**The problem**
Please give the listing again, word for word, with nothing left out.

**Data extract**

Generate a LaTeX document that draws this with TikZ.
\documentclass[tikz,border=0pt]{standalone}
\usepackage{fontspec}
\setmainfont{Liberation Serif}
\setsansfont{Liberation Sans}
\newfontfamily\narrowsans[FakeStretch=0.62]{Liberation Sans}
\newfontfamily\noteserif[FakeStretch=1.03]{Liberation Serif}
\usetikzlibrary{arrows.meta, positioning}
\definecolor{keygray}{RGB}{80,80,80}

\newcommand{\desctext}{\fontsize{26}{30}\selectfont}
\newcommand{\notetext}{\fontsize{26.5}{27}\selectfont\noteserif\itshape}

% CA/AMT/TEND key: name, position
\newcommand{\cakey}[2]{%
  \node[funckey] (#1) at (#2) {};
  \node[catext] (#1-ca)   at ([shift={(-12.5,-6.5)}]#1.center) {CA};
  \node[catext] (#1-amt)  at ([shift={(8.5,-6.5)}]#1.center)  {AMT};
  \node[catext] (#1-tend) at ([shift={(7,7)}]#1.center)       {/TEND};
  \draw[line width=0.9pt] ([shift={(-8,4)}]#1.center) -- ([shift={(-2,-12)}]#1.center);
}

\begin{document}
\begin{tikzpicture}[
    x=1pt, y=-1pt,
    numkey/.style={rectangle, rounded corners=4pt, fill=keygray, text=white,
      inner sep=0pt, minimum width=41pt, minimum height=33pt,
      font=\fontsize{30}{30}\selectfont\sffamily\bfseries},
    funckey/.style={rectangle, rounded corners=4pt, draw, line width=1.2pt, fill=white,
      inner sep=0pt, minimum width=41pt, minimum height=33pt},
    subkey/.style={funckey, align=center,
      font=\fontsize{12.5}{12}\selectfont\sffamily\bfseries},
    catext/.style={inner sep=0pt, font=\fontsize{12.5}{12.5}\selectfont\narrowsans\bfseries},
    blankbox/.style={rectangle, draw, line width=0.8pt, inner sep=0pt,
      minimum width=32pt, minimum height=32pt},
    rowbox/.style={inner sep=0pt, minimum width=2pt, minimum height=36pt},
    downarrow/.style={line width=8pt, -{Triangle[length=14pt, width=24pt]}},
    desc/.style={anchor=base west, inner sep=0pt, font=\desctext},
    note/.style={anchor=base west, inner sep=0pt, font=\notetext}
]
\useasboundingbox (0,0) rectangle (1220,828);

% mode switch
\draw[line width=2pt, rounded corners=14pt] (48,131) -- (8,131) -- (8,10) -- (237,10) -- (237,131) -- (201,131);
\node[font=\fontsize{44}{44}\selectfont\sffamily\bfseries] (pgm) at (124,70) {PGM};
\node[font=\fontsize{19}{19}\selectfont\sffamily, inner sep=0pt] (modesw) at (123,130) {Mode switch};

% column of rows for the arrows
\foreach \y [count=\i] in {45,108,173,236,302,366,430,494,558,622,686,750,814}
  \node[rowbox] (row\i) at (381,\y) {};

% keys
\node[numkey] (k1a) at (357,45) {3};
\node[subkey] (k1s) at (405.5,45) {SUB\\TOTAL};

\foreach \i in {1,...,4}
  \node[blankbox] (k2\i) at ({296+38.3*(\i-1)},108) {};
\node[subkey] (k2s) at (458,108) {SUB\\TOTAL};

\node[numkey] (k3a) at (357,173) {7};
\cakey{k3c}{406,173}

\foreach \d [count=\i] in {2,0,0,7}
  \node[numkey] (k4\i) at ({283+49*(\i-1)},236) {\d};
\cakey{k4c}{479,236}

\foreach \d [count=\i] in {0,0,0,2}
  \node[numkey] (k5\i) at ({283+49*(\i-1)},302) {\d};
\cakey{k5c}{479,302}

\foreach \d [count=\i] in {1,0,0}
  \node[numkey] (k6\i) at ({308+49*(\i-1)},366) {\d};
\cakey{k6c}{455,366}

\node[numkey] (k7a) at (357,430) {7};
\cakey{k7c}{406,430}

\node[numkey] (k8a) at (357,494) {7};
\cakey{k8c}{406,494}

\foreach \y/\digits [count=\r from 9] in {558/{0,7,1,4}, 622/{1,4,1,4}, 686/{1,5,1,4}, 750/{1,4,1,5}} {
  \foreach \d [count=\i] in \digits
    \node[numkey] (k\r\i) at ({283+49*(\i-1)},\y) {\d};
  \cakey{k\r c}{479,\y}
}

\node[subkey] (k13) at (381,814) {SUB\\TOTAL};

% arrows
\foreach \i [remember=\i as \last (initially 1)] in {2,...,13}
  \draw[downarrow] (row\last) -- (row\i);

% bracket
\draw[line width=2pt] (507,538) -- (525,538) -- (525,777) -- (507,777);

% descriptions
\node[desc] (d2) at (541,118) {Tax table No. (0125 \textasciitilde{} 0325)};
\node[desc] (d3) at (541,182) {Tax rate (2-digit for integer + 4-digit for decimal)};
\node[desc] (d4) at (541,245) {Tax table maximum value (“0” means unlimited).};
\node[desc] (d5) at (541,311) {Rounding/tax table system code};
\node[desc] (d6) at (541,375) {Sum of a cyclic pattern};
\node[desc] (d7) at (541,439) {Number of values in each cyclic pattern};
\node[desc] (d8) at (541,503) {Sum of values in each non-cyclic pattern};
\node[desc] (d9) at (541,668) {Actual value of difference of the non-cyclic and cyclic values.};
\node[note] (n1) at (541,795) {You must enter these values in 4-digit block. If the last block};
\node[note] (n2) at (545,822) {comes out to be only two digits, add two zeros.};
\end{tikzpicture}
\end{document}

**Result for this exercise**
Generate a LaTeX document that draws this with TikZ.
\documentclass[tikz,border=0pt]{standalone}
\usepackage{fontspec}
\setmainfont{Liberation Serif}
\setsansfont{Liberation Sans}
\newfontfamily\narrowsans[FakeStretch=0.62]{Liberation Sans}
\newfontfamily\noteserif[FakeStretch=1.03]{Liberation Serif}
\usetikzlibrary{arrows.meta, positioning}
\definecolor{keygray}{RGB}{80,80,80}

\newcommand{\desctext}{\fontsize{26}{30}\selectfont}
\newcommand{\notetext}{\fontsize{26.5}{27}\selectfont\noteserif\itshape}

% CA/AMT/TEND key: name, position
\newcommand{\cakey}[2]{%
  \node[funckey] (#1) at (#2) {};
  \node[catext] (#1-ca)   at ([shift={(-12.5,-6.5)}]#1.center) {CA};
  \node[catext] (#1-amt)  at ([shift={(8.5,-6.5)}]#1.center)  {AMT};
  \node[catext] (#1-tend) at ([shift={(7,7)}]#1.center)       {/TEND};
  \draw[line width=0.9pt] ([shift={(-8,4)}]#1.center) -- ([shift={(-2,-12)}]#1.center);
}

\begin{document}
\begin{tikzpicture}[
    x=1pt, y=-1pt,
    numkey/.style={rectangle, rounded corners=4pt, fill=keygray, text=white,
      inner sep=0pt, minimum width=41pt, minimum height=33pt,
      font=\fontsize{30}{30}\selectfont\sffamily\bfseries},
    funckey/.style={rectangle, rounded corners=4pt, draw, line width=1.2pt, fill=white,
      inner sep=0pt, minimum width=41pt, minimum height=33pt},
    subkey/.style={funckey, align=center,
      font=\fontsize{12.5}{12}\selectfont\sffamily\bfseries},
    catext/.style={inner sep=0pt, font=\fontsize{12.5}{12.5}\selectfont\narrowsans\bfseries},
    blankbox/.style={rectangle, draw, line width=0.8pt, inner sep=0pt,
      minimum width=32pt, minimum height=32pt},
    rowbox/.style={inner sep=0pt, minimum width=2pt, minimum height=36pt},
    downarrow/.style={line width=8pt, -{Triangle[length=14pt, width=24pt]}},
    desc/.style={anchor=base west, inner sep=0pt, font=\desctext},
    note/.style={anchor=base west, inner sep=0pt, font=\notetext}
]
\useasboundingbox (0,0) rectangle (1220,828);

% mode switch
\draw[line width=2pt, rounded corners=14pt] (48,131) -- (8,131) -- (8,10) -- (237,10) -- (237,131) -- (201,131);
\node[font=\fontsize{44}{44}\selectfont\sffamily\bfseries] (pgm) at (124,70) {PGM};
\node[font=\fontsize{19}{19}\selectfont\sffamily, inner sep=0pt] (modesw) at (123,130) {Mode switch};

% column of rows for the arrows
\foreach \y [count=\i] in {45,108,173,236,302,366,430,494,558,622,686,750,814}
  \node[rowbox] (row\i) at (381,\y) {};

% keys
\node[numkey] (k1a) at (357,45) {3};
\node[subkey] (k1s) at (405.5,45) {SUB\\TOTAL};

\foreach \i in {1,...,4}
  \node[blankbox] (k2\i) at ({296+38.3*(\i-1)},108) {};
\node[subkey] (k2s) at (458,108) {SUB\\TOTAL};

\node[numkey] (k3a) at (357,173) {7};
\cakey{k3c}{406,173}

\foreach \d [count=\i] in {2,0,0,7}
  \node[numkey] (k4\i) at ({283+49*(\i-1)},236) {\d};
\cakey{k4c}{479,236}

\foreach \d [count=\i] in {0,0,0,2}
  \node[numkey] (k5\i) at ({283+49*(\i-1)},302) {\d};
\cakey{k5c}{479,302}

\foreach \d [count=\i] in {1,0,0}
  \node[numkey] (k6\i) at ({308+49*(\i-1)},366) {\d};
\cakey{k6c}{455,366}

\node[numkey] (k7a) at (357,430) {7};
\cakey{k7c}{406,430}

\node[numkey] (k8a) at (357,494) {7};
\cakey{k8c}{406,494}

\foreach \y/\digits [count=\r from 9] in {558/{0,7,1,4}, 622/{1,4,1,4}, 686/{1,5,1,4}, 750/{1,4,1,5}} {
  \foreach \d [count=\i] in \digits
    \node[numkey] (k\r\i) at ({283+49*(\i-1)},\y) {\d};
  \cakey{k\r c}{479,\y}
}

\node[subkey] (k13) at (381,814) {SUB\\TOTAL};

% arrows
\foreach \i [remember=\i as \last (initially 1)] in {2,...,13}
  \draw[downarrow] (row\last) -- (row\i);

% bracket
\draw[line width=2pt] (507,538) -- (525,538) -- (525,777) -- (507,777);

% descriptions
\node[desc] (d2) at (541,118) {Tax table No. (0125 \textasciitilde{} 0325)};
\node[desc] (d3) at (541,182) {Tax rate (2-digit for integer + 4-digit for decimal)};
\node[desc] (d4) at (541,245) {Tax table maximum value (“0” means unlimited).};
\node[desc] (d5) at (541,311) {Rounding/tax table system code};
\node[desc] (d6) at (541,375) {Sum of a cyclic pattern};
\node[desc] (d7) at (541,439) {Number of values in each cyclic pattern};
\node[desc] (d8) at (541,503) {Sum of values in each non-cyclic pattern};
\node[desc] (d9) at (541,668) {Actual value of difference of the non-cyclic and cyclic values.};
\node[note] (n1) at (541,795) {You must enter these values in 4-digit block. If the last block};
\node[note] (n2) at (545,822) {comes out to be only two digits, add two zeros.};
\end{tikzpicture}
\end{document}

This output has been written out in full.